Luego de que su partido perdiera el control del Congreso de los Estados Unidos en las últimas elecciones, el presidente Barack Obama ha comenzado a actuar con notable energía, dentro de los límites de su poder. Primero, en el mismo mes de noviembre, tomó la valiente decisión de implementar reformas al tratamiento de los inmigrantes ilegales, que abre perspectivas de un mayor nivel de justicia y de razonabilidad en ese tema. Luego, en diciembre, se develó, al cabo de año y medio de conversaciones secretas, la excelente decisión cubano-norteamericana de restablecer relaciones diplomáticas. Y hace unos días, en su discurso anual sobre el Estado de la Unión, bosquejó una ambiciosa agenda política orientada, en especial a través de múltiples apoyos a la clase media, a responder a la creciente desigualdad entre estratos económicos que amenaza con carcomer las bases de la sociedad y de su sistema sociopolítico.
Una manera razonable de entender decisiones tan valientes y trascendentes como las que Obama ha tomado en estos últimos meses es que este hombre inspirado e inspirador se siente liberado de la presión de ser a la vez presidente y candidato a la Presidencia. Porque como dijo en su último discurso, “ya no soy candidato a nada”. Y es muy posiblemente eso lo que lo ha liberado para actuar, ya no preocupado con los efectos de sus acciones y decisiones sobre las encuestas, sobre los grupos de interés y de poder y, en consecuencia, sobre sus posibilidades de ser reelegido, sino preocupado con hacer lo que piensa que es lo correcto.
Son varios los argumentos a favor de limitar la reelección de autoridades, pero ninguno tan persuasivo como este, al que las acciones recientes de Obama dan tanta credibilidad: que la posibilidad de ser reelegido coloca al Mandatario en una permanente encrucijada entre sus deberes como Mandatario y sus intereses como candidato, un problema de conflicto de intereses que, como todo otro conflicto de intereses, parecería mejor prevenir antes que luego intentar resolver.
Salvo que la toma de decisiones políticas fuese más razonable. Que cuando, por ejemplo, sea necesario eliminar un subsidio económicamente inviable, cuya aplicación resulta injusta, todas las fuerzas políticas y sociales confluyesen a favor de su eliminación, y no jugasen a sacarse mutua ventaja electorera alrededor del tema.

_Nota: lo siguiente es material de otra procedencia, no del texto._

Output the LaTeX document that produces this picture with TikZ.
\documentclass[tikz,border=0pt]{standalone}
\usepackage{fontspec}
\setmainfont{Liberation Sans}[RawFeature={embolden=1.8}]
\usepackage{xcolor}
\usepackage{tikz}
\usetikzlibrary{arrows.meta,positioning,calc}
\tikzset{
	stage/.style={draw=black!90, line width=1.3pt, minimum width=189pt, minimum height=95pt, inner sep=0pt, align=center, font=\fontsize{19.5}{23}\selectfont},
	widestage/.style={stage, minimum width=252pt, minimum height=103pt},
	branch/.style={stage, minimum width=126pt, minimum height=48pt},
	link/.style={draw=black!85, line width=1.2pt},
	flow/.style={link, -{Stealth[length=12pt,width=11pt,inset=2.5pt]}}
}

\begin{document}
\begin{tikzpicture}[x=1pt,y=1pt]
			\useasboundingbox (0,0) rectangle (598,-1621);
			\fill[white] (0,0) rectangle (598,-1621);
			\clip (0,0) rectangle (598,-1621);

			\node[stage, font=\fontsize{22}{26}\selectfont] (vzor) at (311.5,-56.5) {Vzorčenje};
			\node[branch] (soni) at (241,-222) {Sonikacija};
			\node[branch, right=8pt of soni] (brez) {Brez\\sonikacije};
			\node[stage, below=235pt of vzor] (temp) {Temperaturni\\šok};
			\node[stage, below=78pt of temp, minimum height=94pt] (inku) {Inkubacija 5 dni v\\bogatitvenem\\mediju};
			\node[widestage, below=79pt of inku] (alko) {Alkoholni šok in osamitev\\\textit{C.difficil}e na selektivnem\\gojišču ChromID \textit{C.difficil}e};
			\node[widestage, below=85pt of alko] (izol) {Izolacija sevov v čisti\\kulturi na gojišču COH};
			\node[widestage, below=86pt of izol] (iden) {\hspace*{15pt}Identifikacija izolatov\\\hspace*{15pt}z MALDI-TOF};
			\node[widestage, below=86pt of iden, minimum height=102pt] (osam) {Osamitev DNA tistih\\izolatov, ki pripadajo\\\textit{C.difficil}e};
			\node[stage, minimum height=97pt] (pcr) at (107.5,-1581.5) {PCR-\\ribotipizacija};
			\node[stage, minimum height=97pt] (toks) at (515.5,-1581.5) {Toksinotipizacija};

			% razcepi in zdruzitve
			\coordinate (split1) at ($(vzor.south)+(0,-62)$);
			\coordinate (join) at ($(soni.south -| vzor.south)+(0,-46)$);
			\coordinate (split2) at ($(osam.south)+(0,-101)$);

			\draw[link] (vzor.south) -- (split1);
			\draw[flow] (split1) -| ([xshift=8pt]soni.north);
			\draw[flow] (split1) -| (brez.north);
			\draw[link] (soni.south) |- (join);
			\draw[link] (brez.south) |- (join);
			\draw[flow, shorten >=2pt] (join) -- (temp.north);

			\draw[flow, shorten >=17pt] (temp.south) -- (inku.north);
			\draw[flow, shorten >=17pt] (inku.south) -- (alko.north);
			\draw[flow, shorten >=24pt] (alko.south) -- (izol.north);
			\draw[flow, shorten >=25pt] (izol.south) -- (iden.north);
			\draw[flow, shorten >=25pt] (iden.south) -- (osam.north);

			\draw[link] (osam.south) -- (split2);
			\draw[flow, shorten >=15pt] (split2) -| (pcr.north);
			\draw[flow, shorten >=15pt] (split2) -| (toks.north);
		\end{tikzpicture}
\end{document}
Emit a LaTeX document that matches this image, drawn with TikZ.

En el discurso en el cual Obama anunció las reformas migratorias, dijo: “Ante el tema de la inmigración, necesitamos algo más que la política de costumbre. Necesitamos un debate razonable, juicioso y compasivo que se enfoque en nuestras esperanzas y no en nuestros temores”.
Me parece que esto es cierto ante mucho más que solo ese tema. Causa tristeza ver que “la política de costumbre” puede ser, a la final, enemiga de la razón y de la democracia.